Artificial truth

The more you see, the less you believe.

[archives] [latest] | [homepage] | [atom/rss]

Paper notes: Breaking the x86 ISA
Sun 01 October 2017 — download

The paper Christopher Domas (that wrote the movfuscator, REpsych and cantor dust) is about the exhaustive exploration of the x86 ISA (Instruction Set Architecture) using page-fault and guided fuzzing.

Fuzzing

The set of every possible x86 instruction is too large to be exhausted by pure brute-force (instructions from 1 to 15 bytes long, so 1329227995784915872903807060280344576 possibilities), so to achieve exhaustive coverage, the following approach is used, on a 15 bytes buffer, initially filled with 0:

  1. Execute the instruction in the buffer, and observe its effective length
  2. The byte at the end of the instruction is incremented,
  3. Repeat the process with the resulting new instruction,
  4. In case of a change of the length or an exception, the incrementation will start from the new end.
  5. If the increment reaches 256, the incrementation moves to the previous byte.

For example, for 0…0 the observed length is 2, so the next instruction to be executed will be 010…0.

This approach skips less significant portions of the instruction, such as immediate value or displacements

Measuring the length of the instruction

Using the trap instruction and comparing eip doesn't work for instructions that are generating exceptions, since they do not execute.

A more reliable way to measure the length of the instruction is to place the first byte of the instruction on an executable page, and the rest of it in a non-executable one. If a page fault occur during fetching, the processor trigger an exception, and the address of the page boundary is reported in a register, allowing to iteratively find the size of the instruction (either until there is not exception, or if the reported address isn't the boundary). Valid and invalid instructions can be told apart because the later will raise an UD (invalid opcode) exception upon execution. Privileged ones will raise a GP one.

To prevent self-corruption, the process is running in ring 3, with every register set to zero and every possible exception hooked.
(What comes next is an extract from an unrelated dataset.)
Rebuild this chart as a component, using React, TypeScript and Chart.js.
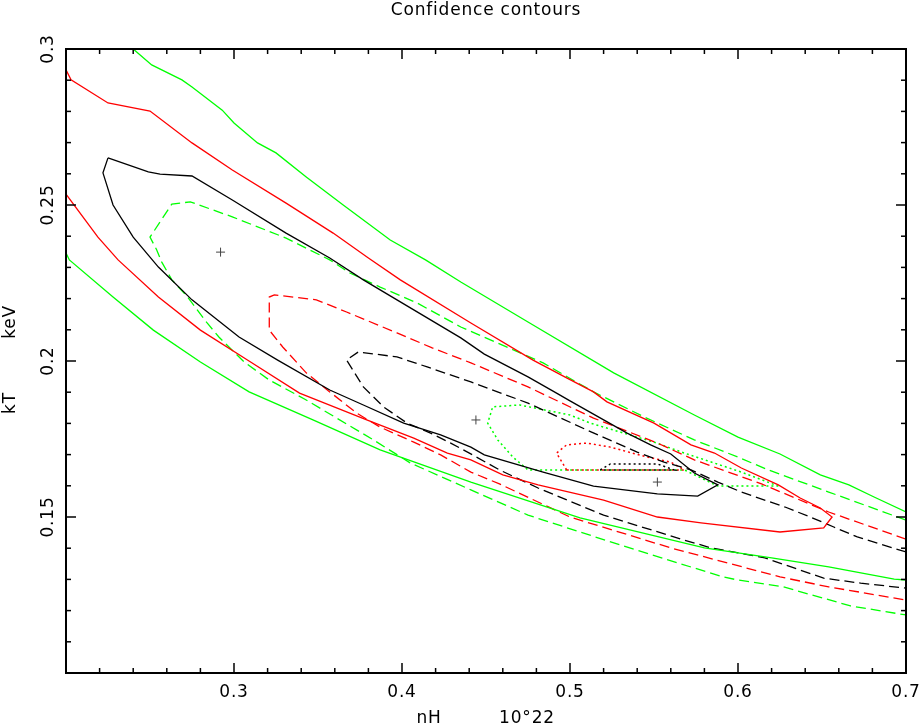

A side-effect of vastly ignoring different immediate values (like inc [0x0804a10c]) is that this reduces the odds of corruption, since there is nothing mapped at low level addresses.

To find interesting instructions, the length of the instruction is compared with the length of the one decoded by capstone.

Results

  • QEMU, IDA, Objdump, capstone, VS, … are getting some instructions wrong, allowing to hide malicious code from the disassembly listing since it's interpreted wrongly.
  • The tool (called sandsifter) rediscovered the famous lock cmpxchg8b eax bug
  • Disparities were found against AMD an Intel processors
  • An halt and catch fire instruction that could be triggered from ring3 was found in an unnamed processor

As usual with decent research paper, the code related to the publication is openly available and documented (local mirror, 2017-09-13).